(Stored data)
┄┄┄┄┄┄┄┄┄┄

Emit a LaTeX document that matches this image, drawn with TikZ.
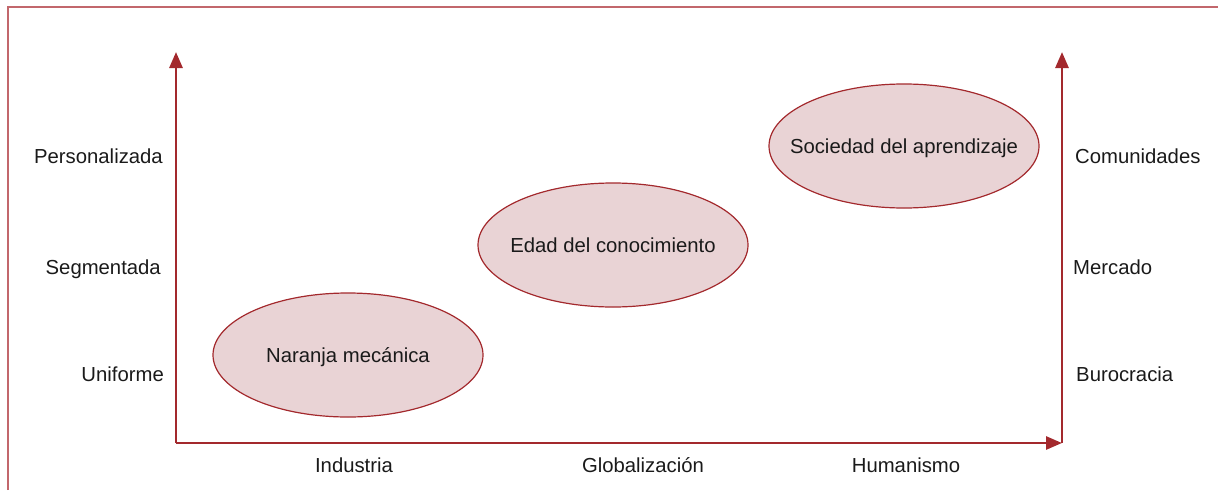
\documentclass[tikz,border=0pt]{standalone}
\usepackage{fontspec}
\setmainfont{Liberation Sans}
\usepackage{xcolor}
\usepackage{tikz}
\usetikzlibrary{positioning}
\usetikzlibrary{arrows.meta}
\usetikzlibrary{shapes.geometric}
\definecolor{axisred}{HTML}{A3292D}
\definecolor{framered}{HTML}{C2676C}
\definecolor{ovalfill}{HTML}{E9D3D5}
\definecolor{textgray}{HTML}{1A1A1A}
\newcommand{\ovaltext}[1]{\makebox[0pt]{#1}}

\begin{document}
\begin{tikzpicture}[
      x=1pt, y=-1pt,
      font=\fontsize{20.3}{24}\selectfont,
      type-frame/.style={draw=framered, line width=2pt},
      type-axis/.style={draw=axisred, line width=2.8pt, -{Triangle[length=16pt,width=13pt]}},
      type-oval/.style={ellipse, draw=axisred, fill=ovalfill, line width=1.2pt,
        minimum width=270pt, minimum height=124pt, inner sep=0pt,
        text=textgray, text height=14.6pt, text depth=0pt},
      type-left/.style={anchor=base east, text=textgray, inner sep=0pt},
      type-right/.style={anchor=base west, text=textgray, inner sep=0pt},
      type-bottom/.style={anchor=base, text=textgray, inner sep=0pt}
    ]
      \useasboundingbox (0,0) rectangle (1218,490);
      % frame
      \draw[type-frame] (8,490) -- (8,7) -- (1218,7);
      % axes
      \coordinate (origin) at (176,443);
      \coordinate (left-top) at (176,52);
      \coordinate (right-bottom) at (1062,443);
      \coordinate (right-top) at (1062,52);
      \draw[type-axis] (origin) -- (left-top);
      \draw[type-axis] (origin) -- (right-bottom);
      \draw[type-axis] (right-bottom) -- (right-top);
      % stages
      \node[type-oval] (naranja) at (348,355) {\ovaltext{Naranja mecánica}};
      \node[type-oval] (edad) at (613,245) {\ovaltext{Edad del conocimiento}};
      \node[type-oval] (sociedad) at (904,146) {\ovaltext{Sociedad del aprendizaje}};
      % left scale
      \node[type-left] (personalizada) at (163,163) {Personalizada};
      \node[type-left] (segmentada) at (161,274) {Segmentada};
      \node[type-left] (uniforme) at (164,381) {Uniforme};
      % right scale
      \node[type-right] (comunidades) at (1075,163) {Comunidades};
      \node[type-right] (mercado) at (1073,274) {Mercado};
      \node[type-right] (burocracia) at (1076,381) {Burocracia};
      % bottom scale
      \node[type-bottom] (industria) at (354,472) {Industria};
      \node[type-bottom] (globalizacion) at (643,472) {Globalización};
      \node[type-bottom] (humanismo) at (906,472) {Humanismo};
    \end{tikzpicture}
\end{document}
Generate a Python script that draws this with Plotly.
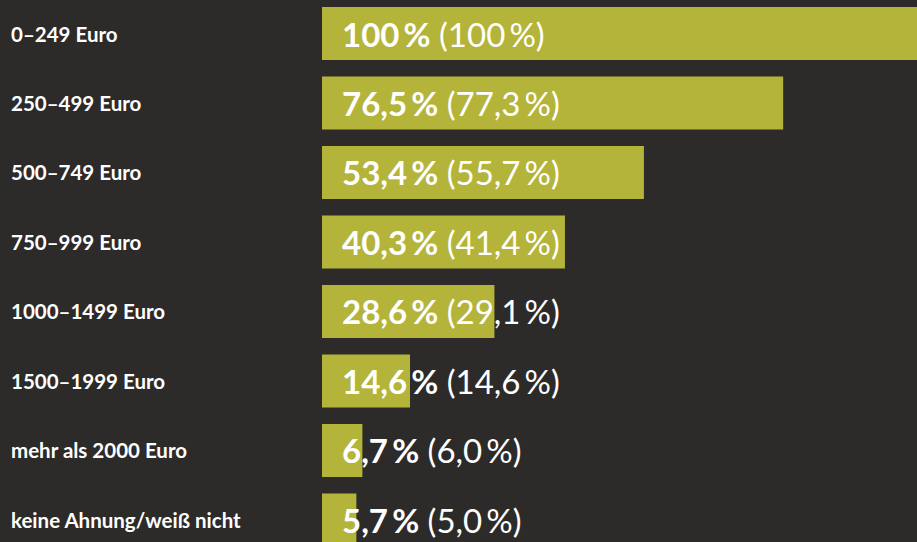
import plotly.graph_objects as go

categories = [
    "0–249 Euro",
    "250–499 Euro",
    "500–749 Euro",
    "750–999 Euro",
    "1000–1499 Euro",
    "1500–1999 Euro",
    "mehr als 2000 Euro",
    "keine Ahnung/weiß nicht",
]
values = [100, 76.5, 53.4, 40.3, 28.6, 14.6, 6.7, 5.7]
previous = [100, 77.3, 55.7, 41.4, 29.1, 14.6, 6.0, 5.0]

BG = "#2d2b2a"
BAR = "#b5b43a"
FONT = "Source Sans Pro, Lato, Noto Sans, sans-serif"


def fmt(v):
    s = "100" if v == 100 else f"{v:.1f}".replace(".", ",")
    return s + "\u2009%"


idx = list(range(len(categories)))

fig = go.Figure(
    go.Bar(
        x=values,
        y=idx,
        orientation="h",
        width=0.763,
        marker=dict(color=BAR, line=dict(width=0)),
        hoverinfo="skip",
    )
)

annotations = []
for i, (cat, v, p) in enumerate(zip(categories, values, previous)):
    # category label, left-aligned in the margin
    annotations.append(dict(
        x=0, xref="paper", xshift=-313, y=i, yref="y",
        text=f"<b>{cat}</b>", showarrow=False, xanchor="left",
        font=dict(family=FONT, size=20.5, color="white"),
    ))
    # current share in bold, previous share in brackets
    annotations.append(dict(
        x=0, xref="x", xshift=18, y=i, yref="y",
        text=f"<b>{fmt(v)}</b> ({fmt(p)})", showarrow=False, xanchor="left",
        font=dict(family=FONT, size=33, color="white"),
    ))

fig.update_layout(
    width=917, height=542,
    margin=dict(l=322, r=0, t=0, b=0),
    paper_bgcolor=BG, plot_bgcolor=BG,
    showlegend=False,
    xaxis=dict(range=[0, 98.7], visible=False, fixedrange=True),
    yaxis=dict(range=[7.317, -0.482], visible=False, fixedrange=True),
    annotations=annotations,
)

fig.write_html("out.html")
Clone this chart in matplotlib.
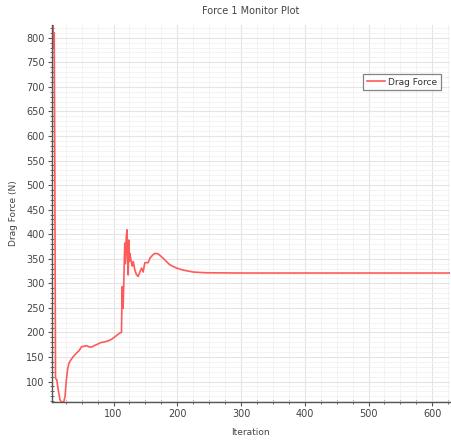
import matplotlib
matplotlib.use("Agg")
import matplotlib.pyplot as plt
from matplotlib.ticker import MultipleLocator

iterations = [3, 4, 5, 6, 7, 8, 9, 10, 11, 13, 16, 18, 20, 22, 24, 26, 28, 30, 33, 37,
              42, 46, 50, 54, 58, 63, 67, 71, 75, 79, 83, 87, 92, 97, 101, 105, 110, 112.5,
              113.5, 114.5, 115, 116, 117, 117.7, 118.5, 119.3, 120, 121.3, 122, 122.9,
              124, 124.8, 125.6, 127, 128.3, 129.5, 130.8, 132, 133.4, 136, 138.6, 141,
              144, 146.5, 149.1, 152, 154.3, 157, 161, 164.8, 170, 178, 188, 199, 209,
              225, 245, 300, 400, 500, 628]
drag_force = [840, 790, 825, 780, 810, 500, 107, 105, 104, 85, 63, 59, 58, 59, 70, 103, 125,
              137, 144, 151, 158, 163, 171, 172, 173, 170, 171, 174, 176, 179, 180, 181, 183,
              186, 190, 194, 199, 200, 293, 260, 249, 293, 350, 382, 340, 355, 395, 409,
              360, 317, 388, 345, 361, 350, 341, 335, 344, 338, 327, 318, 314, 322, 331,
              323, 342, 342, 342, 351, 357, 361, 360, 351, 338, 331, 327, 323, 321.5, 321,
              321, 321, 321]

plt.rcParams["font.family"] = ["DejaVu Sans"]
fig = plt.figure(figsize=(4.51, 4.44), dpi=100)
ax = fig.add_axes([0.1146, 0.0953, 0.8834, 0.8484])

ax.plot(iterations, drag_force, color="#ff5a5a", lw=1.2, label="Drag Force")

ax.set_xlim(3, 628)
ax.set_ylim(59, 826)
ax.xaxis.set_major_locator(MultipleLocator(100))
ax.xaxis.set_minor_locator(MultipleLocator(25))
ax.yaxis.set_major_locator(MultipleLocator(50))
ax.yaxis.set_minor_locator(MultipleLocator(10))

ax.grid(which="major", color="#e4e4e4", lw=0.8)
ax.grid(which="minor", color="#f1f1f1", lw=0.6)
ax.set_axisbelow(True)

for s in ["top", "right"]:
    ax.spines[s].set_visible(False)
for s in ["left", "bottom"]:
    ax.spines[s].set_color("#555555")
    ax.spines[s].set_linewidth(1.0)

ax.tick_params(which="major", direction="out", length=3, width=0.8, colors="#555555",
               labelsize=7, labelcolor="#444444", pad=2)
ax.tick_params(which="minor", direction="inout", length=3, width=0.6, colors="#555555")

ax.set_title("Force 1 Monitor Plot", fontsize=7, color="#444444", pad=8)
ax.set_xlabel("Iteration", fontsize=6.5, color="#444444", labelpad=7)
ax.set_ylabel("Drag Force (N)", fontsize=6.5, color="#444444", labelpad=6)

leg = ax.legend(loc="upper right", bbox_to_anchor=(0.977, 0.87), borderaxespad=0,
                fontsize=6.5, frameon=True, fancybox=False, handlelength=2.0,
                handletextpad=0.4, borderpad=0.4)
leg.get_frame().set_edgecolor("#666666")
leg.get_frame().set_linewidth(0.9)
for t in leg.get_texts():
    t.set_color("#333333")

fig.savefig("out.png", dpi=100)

┄┄┄┄┄┄┄┄┄┄

[Requirements]
Omit all pictures and repeat exactly the lines from the one containing "Clone this chart in matplotlib." through the one containing "from matplotlib.ticker import MultipleLocator", ends included, with nothing added.

[Final result]
Clone this chart in matplotlib.
import matplotlib
matplotlib.use("Agg")
import matplotlib.pyplot as plt
from matplotlib.ticker import MultipleLocator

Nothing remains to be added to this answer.